§ **WHAT TO WORK ON**:
Quote the whole listing exactly. Leave the pictures out of your copy.

## begin DATA SUPPLIED

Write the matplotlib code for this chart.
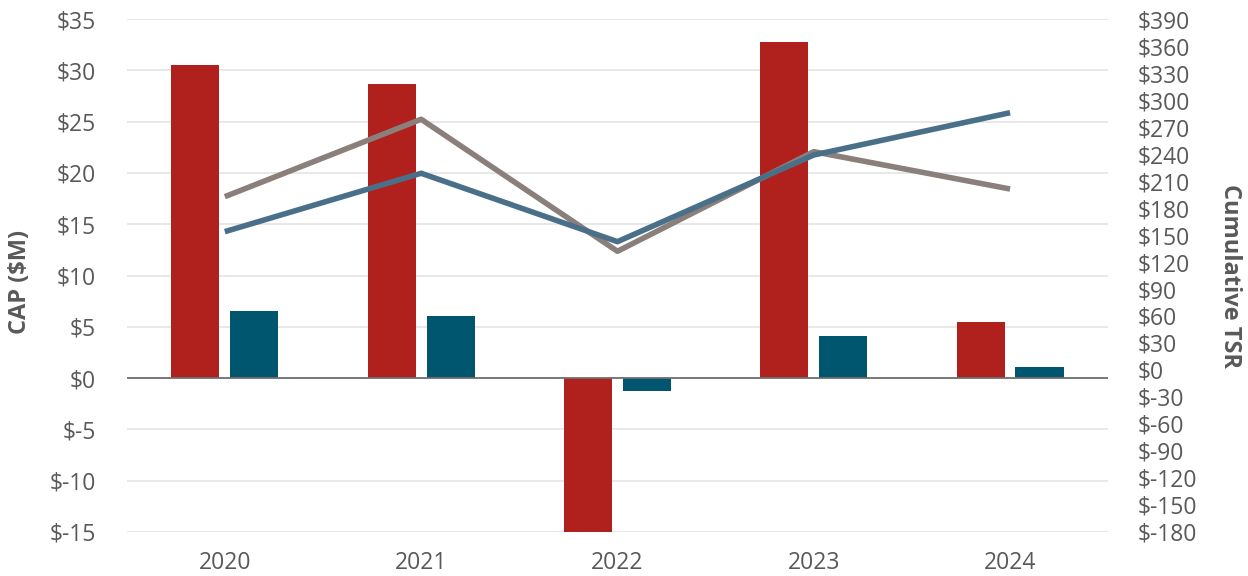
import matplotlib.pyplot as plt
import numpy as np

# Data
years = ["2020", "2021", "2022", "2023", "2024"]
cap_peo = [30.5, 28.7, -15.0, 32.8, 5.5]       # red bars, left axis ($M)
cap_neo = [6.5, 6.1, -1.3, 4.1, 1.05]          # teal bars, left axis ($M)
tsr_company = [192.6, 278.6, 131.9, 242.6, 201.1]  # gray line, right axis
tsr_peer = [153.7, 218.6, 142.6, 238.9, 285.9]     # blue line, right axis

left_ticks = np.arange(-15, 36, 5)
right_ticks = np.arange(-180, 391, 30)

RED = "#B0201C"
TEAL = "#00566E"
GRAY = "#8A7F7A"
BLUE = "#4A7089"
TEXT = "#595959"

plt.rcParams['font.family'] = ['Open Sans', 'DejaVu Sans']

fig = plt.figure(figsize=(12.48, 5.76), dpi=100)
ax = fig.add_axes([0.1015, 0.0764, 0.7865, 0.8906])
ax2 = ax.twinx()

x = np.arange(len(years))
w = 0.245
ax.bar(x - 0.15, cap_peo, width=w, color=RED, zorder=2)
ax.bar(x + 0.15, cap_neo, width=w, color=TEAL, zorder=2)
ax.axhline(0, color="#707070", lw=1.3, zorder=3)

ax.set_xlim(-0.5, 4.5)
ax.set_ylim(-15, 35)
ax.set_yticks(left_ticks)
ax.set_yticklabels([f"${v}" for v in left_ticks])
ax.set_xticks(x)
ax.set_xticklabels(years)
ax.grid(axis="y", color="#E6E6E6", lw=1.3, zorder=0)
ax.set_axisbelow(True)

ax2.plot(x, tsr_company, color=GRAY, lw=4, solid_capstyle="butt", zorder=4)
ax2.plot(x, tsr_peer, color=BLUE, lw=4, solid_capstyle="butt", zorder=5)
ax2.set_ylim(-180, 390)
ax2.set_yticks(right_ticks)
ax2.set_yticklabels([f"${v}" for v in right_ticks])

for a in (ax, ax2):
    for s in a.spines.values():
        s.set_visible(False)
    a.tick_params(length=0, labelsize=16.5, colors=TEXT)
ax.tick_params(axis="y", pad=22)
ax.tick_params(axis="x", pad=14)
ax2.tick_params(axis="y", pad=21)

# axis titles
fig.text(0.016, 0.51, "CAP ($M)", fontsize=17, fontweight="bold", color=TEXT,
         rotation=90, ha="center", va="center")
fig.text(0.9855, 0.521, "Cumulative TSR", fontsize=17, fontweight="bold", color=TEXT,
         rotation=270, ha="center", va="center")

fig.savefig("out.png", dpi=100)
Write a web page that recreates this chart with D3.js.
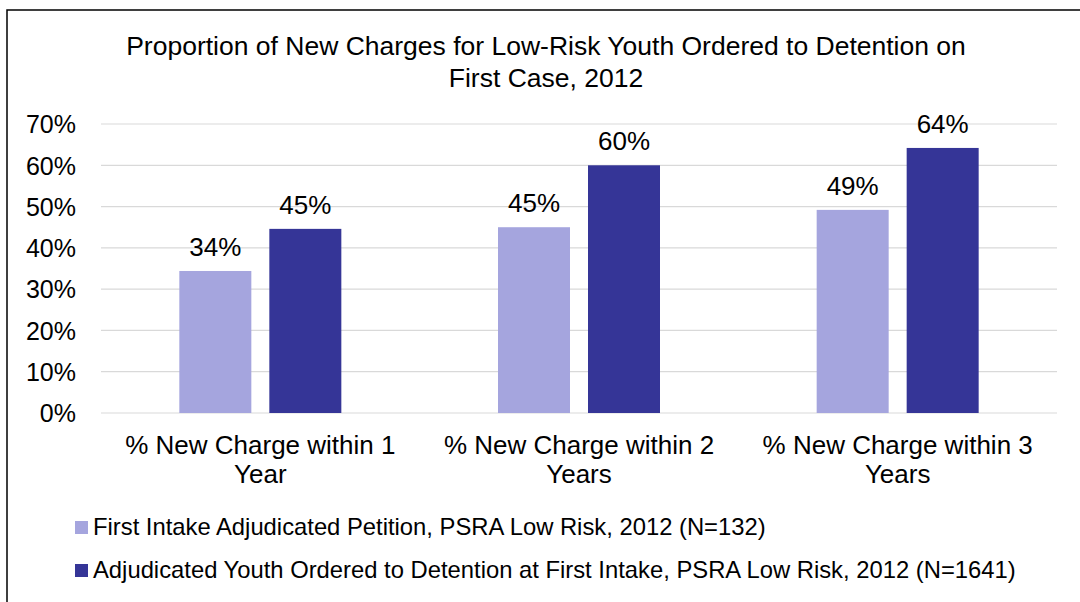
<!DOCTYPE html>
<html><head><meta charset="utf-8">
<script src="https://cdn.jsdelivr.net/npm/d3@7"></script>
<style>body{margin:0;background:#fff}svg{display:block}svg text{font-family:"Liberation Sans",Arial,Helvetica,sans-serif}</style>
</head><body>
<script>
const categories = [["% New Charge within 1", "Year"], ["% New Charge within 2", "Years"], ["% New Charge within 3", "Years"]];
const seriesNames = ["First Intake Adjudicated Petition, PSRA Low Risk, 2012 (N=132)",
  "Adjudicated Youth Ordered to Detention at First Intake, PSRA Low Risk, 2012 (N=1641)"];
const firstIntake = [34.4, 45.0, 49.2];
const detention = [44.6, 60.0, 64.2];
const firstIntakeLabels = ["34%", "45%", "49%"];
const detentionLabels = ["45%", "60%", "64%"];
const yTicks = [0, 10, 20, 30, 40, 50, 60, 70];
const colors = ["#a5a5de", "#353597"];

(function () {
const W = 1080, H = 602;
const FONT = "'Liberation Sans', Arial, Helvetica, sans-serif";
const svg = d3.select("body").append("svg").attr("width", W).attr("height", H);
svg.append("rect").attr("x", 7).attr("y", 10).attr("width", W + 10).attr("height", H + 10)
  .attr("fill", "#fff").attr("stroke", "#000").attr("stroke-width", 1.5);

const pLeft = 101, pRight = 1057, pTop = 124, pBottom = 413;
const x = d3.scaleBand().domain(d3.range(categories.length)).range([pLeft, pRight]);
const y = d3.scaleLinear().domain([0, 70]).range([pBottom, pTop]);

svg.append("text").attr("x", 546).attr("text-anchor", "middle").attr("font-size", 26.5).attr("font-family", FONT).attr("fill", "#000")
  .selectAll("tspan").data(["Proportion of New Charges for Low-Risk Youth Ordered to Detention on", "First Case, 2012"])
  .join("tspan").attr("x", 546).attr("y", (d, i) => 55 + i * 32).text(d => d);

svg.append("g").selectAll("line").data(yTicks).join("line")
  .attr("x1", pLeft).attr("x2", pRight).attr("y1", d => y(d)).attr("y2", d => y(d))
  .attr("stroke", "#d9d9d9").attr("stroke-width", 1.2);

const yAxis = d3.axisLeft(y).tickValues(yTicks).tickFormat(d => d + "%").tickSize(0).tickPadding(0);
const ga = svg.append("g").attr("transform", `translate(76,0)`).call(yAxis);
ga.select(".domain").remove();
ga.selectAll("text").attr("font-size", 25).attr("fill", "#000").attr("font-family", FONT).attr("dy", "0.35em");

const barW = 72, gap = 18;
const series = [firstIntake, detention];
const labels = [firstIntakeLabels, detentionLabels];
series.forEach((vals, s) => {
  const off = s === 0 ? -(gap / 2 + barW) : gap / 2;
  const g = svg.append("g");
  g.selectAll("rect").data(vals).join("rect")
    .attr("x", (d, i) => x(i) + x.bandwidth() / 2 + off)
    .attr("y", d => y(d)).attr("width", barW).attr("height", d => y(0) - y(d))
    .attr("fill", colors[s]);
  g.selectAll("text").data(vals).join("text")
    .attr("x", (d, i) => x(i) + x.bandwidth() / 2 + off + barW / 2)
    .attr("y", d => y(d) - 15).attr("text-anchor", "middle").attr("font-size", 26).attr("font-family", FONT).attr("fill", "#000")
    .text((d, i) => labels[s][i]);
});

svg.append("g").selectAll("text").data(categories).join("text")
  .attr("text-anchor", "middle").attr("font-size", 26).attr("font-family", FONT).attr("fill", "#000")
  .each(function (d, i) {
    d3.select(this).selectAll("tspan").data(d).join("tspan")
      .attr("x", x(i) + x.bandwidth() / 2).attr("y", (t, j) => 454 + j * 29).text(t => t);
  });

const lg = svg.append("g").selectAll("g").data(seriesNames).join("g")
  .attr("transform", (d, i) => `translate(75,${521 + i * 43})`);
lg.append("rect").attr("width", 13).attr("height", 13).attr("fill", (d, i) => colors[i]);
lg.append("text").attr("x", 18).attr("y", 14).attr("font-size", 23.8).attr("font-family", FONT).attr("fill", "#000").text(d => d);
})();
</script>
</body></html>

## end DATA SUPPLIED

§ **SOLUTION FOR THIS EXERCISE**:
Write the matplotlib code for this chart.
import matplotlib.pyplot as plt
import numpy as np

# Data
years = ["2020", "2021", "2022", "2023", "2024"]
cap_peo = [30.5, 28.7, -15.0, 32.8, 5.5]       # red bars, left axis ($M)
cap_neo = [6.5, 6.1, -1.3, 4.1, 1.05]          # teal bars, left axis ($M)
tsr_company = [192.6, 278.6, 131.9, 242.6, 201.1]  # gray line, right axis
tsr_peer = [153.7, 218.6, 142.6, 238.9, 285.9]     # blue line, right axis

left_ticks = np.arange(-15, 36, 5)
right_ticks = np.arange(-180, 391, 30)

RED = "#B0201C"
TEAL = "#00566E"
GRAY = "#8A7F7A"
BLUE = "#4A7089"
TEXT = "#595959"

plt.rcParams['font.family'] = ['Open Sans', 'DejaVu Sans']

fig = plt.figure(figsize=(12.48, 5.76), dpi=100)
ax = fig.add_axes([0.1015, 0.0764, 0.7865, 0.8906])
ax2 = ax.twinx()

x = np.arange(len(years))
w = 0.245
ax.bar(x - 0.15, cap_peo, width=w, color=RED, zorder=2)
ax.bar(x + 0.15, cap_neo, width=w, color=TEAL, zorder=2)
ax.axhline(0, color="#707070", lw=1.3, zorder=3)

ax.set_xlim(-0.5, 4.5)
ax.set_ylim(-15, 35)
ax.set_yticks(left_ticks)
ax.set_yticklabels([f"${v}" for v in left_ticks])
ax.set_xticks(x)
ax.set_xticklabels(years)
ax.grid(axis="y", color="#E6E6E6", lw=1.3, zorder=0)
ax.set_axisbelow(True)

ax2.plot(x, tsr_company, color=GRAY, lw=4, solid_capstyle="butt", zorder=4)
ax2.plot(x, tsr_peer, color=BLUE, lw=4, solid_capstyle="butt", zorder=5)
ax2.set_ylim(-180, 390)
ax2.set_yticks(right_ticks)
ax2.set_yticklabels([f"${v}" for v in right_ticks])

for a in (ax, ax2):
    for s in a.spines.values():
        s.set_visible(False)
    a.tick_params(length=0, labelsize=16.5, colors=TEXT)
ax.tick_params(axis="y", pad=22)
ax.tick_params(axis="x", pad=14)
ax2.tick_params(axis="y", pad=21)

# axis titles
fig.text(0.016, 0.51, "CAP ($M)", fontsize=17, fontweight="bold", color=TEXT,
         rotation=90, ha="center", va="center")
fig.text(0.9855, 0.521, "Cumulative TSR", fontsize=17, fontweight="bold", color=TEXT,
         rotation=270, ha="center", va="center")

fig.savefig("out.png", dpi=100)
Write a web page that recreates this chart with D3.js.
<!DOCTYPE html>
<html><head><meta charset="utf-8">
<script src="https://cdn.jsdelivr.net/npm/d3@7"></script>
<style>body{margin:0;background:#fff}svg{display:block}svg text{font-family:"Liberation Sans",Arial,Helvetica,sans-serif}</style>
</head><body>
<script>
const categories = [["% New Charge within 1", "Year"], ["% New Charge within 2", "Years"], ["% New Charge within 3", "Years"]];
const seriesNames = ["First Intake Adjudicated Petition, PSRA Low Risk, 2012 (N=132)",
  "Adjudicated Youth Ordered to Detention at First Intake, PSRA Low Risk, 2012 (N=1641)"];
const firstIntake = [34.4, 45.0, 49.2];
const detention = [44.6, 60.0, 64.2];
const firstIntakeLabels = ["34%", "45%", "49%"];
const detentionLabels = ["45%", "60%", "64%"];
const yTicks = [0, 10, 20, 30, 40, 50, 60, 70];
const colors = ["#a5a5de", "#353597"];

(function () {
const W = 1080, H = 602;
const FONT = "'Liberation Sans', Arial, Helvetica, sans-serif";
const svg = d3.select("body").append("svg").attr("width", W).attr("height", H);
svg.append("rect").attr("x", 7).attr("y", 10).attr("width", W + 10).attr("height", H + 10)
  .attr("fill", "#fff").attr("stroke", "#000").attr("stroke-width", 1.5);

const pLeft = 101, pRight = 1057, pTop = 124, pBottom = 413;
const x = d3.scaleBand().domain(d3.range(categories.length)).range([pLeft, pRight]);
const y = d3.scaleLinear().domain([0, 70]).range([pBottom, pTop]);

svg.append("text").attr("x", 546).attr("text-anchor", "middle").attr("font-size", 26.5).attr("font-family", FONT).attr("fill", "#000")
  .selectAll("tspan").data(["Proportion of New Charges for Low-Risk Youth Ordered to Detention on", "First Case, 2012"])
  .join("tspan").attr("x", 546).attr("y", (d, i) => 55 + i * 32).text(d => d);

svg.append("g").selectAll("line").data(yTicks).join("line")
  .attr("x1", pLeft).attr("x2", pRight).attr("y1", d => y(d)).attr("y2", d => y(d))
  .attr("stroke", "#d9d9d9").attr("stroke-width", 1.2);

const yAxis = d3.axisLeft(y).tickValues(yTicks).tickFormat(d => d + "%").tickSize(0).tickPadding(0);
const ga = svg.append("g").attr("transform", `translate(76,0)`).call(yAxis);
ga.select(".domain").remove();
ga.selectAll("text").attr("font-size", 25).attr("fill", "#000").attr("font-family", FONT).attr("dy", "0.35em");

const barW = 72, gap = 18;
const series = [firstIntake, detention];
const labels = [firstIntakeLabels, detentionLabels];
series.forEach((vals, s) => {
  const off = s === 0 ? -(gap / 2 + barW) : gap / 2;
  const g = svg.append("g");
  g.selectAll("rect").data(vals).join("rect")
    .attr("x", (d, i) => x(i) + x.bandwidth() / 2 + off)
    .attr("y", d => y(d)).attr("width", barW).attr("height", d => y(0) - y(d))
    .attr("fill", colors[s]);
  g.selectAll("text").data(vals).join("text")
    .attr("x", (d, i) => x(i) + x.bandwidth() / 2 + off + barW / 2)
    .attr("y", d => y(d) - 15).attr("text-anchor", "middle").attr("font-size", 26).attr("font-family", FONT).attr("fill", "#000")
    .text((d, i) => labels[s][i]);
});

svg.append("g").selectAll("text").data(categories).join("text")
  .attr("text-anchor", "middle").attr("font-size", 26).attr("font-family", FONT).attr("fill", "#000")
  .each(function (d, i) {
    d3.select(this).selectAll("tspan").data(d).join("tspan")
      .attr("x", x(i) + x.bandwidth() / 2).attr("y", (t, j) => 454 + j * 29).text(t => t);
  });

const lg = svg.append("g").selectAll("g").data(seriesNames).join("g")
  .attr("transform", (d, i) => `translate(75,${521 + i * 43})`);
lg.append("rect").attr("width", 13).attr("height", 13).attr("fill", (d, i) => colors[i]);
lg.append("text").attr("x", 18).attr("y", 14).attr("font-size", 23.8).attr("font-family", FONT).attr("fill", "#000").text(d => d);
})();
</script>
</body></html>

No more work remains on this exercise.